** Start of Input data **

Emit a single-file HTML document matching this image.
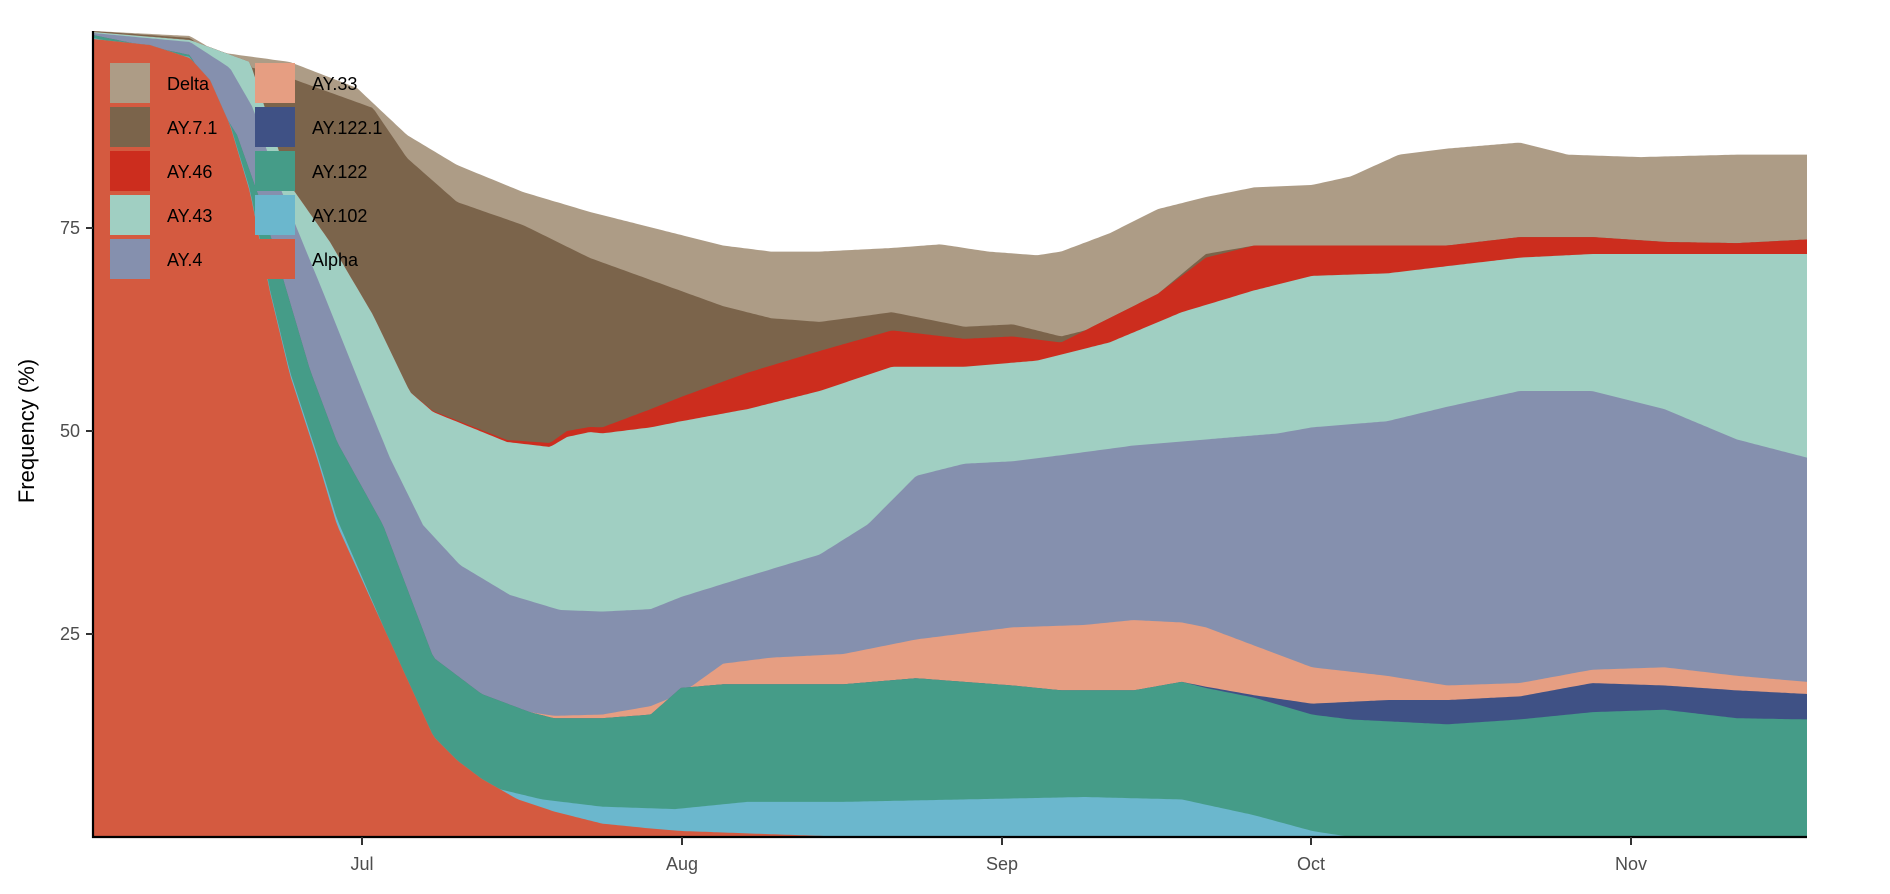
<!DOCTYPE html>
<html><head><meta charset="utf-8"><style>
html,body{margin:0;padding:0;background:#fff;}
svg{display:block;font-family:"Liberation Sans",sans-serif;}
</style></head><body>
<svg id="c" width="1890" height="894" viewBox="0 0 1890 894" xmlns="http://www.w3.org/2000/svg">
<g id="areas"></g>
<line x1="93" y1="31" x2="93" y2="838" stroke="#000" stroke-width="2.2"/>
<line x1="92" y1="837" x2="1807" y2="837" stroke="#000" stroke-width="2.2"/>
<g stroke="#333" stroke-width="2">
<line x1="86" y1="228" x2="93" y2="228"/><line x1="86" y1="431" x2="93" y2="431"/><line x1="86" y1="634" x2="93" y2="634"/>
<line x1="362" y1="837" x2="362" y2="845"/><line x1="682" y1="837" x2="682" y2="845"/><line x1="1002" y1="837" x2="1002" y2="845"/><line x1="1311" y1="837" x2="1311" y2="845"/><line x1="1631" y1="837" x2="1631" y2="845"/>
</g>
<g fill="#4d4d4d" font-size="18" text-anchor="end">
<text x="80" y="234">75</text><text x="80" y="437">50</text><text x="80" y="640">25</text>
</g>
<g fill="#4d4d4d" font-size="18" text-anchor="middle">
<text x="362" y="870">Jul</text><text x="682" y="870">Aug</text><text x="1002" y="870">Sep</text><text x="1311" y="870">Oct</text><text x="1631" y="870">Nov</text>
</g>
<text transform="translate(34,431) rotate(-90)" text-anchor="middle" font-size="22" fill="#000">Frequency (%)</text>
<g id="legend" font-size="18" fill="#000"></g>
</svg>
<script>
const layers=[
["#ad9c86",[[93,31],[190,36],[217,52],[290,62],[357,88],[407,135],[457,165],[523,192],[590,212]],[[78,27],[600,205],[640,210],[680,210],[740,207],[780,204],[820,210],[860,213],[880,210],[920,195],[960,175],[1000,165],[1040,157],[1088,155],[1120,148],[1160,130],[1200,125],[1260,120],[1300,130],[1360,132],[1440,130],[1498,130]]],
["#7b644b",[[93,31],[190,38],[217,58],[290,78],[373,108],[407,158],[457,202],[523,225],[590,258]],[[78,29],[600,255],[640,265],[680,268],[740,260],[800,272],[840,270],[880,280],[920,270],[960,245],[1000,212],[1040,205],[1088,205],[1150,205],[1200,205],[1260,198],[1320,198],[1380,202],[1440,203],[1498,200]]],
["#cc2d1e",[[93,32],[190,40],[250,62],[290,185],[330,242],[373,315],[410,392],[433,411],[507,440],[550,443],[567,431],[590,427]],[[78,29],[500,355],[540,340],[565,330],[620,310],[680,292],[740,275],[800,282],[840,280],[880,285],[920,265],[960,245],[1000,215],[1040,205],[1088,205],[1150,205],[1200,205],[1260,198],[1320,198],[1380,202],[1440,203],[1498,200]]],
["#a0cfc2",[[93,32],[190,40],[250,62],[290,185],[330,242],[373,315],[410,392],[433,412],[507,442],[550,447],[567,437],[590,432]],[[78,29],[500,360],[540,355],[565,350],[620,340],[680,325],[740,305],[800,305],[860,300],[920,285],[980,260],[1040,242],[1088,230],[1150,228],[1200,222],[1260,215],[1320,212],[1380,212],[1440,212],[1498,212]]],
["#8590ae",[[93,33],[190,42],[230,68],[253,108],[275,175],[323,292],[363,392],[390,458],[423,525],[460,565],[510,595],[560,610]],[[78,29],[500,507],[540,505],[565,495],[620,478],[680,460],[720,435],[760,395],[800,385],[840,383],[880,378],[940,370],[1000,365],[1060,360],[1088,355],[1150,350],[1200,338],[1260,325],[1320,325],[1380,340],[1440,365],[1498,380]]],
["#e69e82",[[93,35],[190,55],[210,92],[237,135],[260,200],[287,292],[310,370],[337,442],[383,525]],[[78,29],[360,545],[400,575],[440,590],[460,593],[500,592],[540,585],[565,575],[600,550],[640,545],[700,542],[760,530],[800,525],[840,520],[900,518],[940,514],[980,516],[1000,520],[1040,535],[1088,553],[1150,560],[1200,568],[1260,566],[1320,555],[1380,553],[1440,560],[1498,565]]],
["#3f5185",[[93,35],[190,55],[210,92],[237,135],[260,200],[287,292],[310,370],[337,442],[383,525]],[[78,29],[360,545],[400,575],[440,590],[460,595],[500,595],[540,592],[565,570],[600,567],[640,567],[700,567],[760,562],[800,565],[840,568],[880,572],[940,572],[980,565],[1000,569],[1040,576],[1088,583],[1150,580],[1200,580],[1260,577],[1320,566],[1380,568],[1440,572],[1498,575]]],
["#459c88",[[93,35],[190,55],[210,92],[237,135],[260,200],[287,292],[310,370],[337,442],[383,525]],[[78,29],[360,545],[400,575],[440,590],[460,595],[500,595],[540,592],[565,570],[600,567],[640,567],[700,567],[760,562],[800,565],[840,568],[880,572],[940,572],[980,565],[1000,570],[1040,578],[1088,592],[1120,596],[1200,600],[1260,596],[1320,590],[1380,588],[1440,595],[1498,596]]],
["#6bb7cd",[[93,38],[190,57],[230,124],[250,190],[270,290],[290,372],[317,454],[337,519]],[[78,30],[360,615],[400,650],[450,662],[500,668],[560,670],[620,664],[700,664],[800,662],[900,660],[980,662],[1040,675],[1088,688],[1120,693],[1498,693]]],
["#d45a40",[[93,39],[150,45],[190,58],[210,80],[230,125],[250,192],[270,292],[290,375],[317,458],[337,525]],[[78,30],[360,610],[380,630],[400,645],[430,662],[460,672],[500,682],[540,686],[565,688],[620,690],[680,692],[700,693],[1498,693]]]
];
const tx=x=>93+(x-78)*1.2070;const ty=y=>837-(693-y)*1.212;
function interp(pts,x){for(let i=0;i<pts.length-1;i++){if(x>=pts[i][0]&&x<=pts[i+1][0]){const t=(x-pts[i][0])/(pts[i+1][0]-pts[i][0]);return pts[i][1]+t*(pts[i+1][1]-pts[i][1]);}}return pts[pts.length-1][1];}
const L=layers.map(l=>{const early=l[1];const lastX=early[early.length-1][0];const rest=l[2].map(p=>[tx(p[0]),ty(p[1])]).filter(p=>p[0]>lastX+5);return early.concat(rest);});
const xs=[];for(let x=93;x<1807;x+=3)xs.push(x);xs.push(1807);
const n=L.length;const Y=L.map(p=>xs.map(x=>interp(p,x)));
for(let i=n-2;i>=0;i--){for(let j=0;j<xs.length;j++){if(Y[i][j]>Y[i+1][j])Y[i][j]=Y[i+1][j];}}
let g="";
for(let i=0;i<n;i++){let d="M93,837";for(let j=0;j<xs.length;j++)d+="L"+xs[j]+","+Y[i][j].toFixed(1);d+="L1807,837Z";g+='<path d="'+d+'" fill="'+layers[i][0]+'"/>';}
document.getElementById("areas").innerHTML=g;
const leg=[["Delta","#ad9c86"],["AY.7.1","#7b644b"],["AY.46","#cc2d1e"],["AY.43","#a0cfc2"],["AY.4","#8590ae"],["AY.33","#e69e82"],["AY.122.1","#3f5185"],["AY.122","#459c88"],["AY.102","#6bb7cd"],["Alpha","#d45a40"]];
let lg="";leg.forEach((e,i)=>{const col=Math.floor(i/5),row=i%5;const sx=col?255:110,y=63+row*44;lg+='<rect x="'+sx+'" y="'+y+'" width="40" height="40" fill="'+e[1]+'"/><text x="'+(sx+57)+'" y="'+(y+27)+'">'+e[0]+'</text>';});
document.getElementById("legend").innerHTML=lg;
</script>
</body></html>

** End of Input data **
** Start of Input data **

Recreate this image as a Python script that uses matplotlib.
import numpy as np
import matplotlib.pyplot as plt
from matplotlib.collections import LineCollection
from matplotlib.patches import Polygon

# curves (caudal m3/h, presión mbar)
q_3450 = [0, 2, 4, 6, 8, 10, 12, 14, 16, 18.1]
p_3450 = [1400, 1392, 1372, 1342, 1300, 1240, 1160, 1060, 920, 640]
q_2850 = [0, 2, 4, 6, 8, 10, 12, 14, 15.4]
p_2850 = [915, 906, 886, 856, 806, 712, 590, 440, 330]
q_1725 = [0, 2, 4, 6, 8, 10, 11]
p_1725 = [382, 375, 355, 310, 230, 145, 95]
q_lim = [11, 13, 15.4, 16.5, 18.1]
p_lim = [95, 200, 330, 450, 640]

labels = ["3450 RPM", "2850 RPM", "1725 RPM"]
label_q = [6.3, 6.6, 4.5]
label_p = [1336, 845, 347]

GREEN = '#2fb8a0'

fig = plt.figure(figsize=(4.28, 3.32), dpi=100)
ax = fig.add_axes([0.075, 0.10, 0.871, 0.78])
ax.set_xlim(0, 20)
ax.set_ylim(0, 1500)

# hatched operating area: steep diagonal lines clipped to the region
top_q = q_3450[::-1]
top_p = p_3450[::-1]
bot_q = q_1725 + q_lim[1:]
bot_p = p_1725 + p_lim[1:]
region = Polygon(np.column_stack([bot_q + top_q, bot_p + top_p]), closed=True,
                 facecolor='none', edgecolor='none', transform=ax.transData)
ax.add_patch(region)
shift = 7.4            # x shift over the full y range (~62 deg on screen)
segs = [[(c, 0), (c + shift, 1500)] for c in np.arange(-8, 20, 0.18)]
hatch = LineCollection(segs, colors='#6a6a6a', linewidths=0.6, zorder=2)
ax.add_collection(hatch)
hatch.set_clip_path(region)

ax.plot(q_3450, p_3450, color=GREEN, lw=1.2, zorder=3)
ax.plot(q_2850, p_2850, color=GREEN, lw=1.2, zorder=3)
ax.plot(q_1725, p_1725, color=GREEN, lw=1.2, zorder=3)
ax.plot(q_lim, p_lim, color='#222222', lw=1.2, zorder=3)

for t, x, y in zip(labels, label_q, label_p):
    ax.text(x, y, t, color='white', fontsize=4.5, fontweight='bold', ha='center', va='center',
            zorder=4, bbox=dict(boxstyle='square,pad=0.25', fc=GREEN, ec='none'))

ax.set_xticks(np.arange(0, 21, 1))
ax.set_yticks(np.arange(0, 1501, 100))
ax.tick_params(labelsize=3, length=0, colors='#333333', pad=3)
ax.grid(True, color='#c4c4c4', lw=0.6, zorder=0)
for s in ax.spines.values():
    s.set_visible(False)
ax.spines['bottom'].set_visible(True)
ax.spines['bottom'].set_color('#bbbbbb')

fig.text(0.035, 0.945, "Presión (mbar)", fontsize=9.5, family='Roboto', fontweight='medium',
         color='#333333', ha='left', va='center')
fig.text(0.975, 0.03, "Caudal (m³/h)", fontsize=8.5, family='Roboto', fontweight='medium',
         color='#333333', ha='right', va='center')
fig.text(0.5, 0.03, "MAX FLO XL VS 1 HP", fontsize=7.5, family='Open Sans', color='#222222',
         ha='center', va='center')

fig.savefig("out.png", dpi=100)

** End of Input data **

▸ The exercise: Within the listing above, locate the line containing "Recreate this image" and the line containing "from matplotlib.patches import Polygon". Reproduce those two lines and all lines between them exactly, with nothing added.

▸ Reply to the exercise:
Recreate this image as a Python script that uses matplotlib.
import numpy as np
import matplotlib.pyplot as plt
from matplotlib.collections import LineCollection
from matplotlib.patches import Polygon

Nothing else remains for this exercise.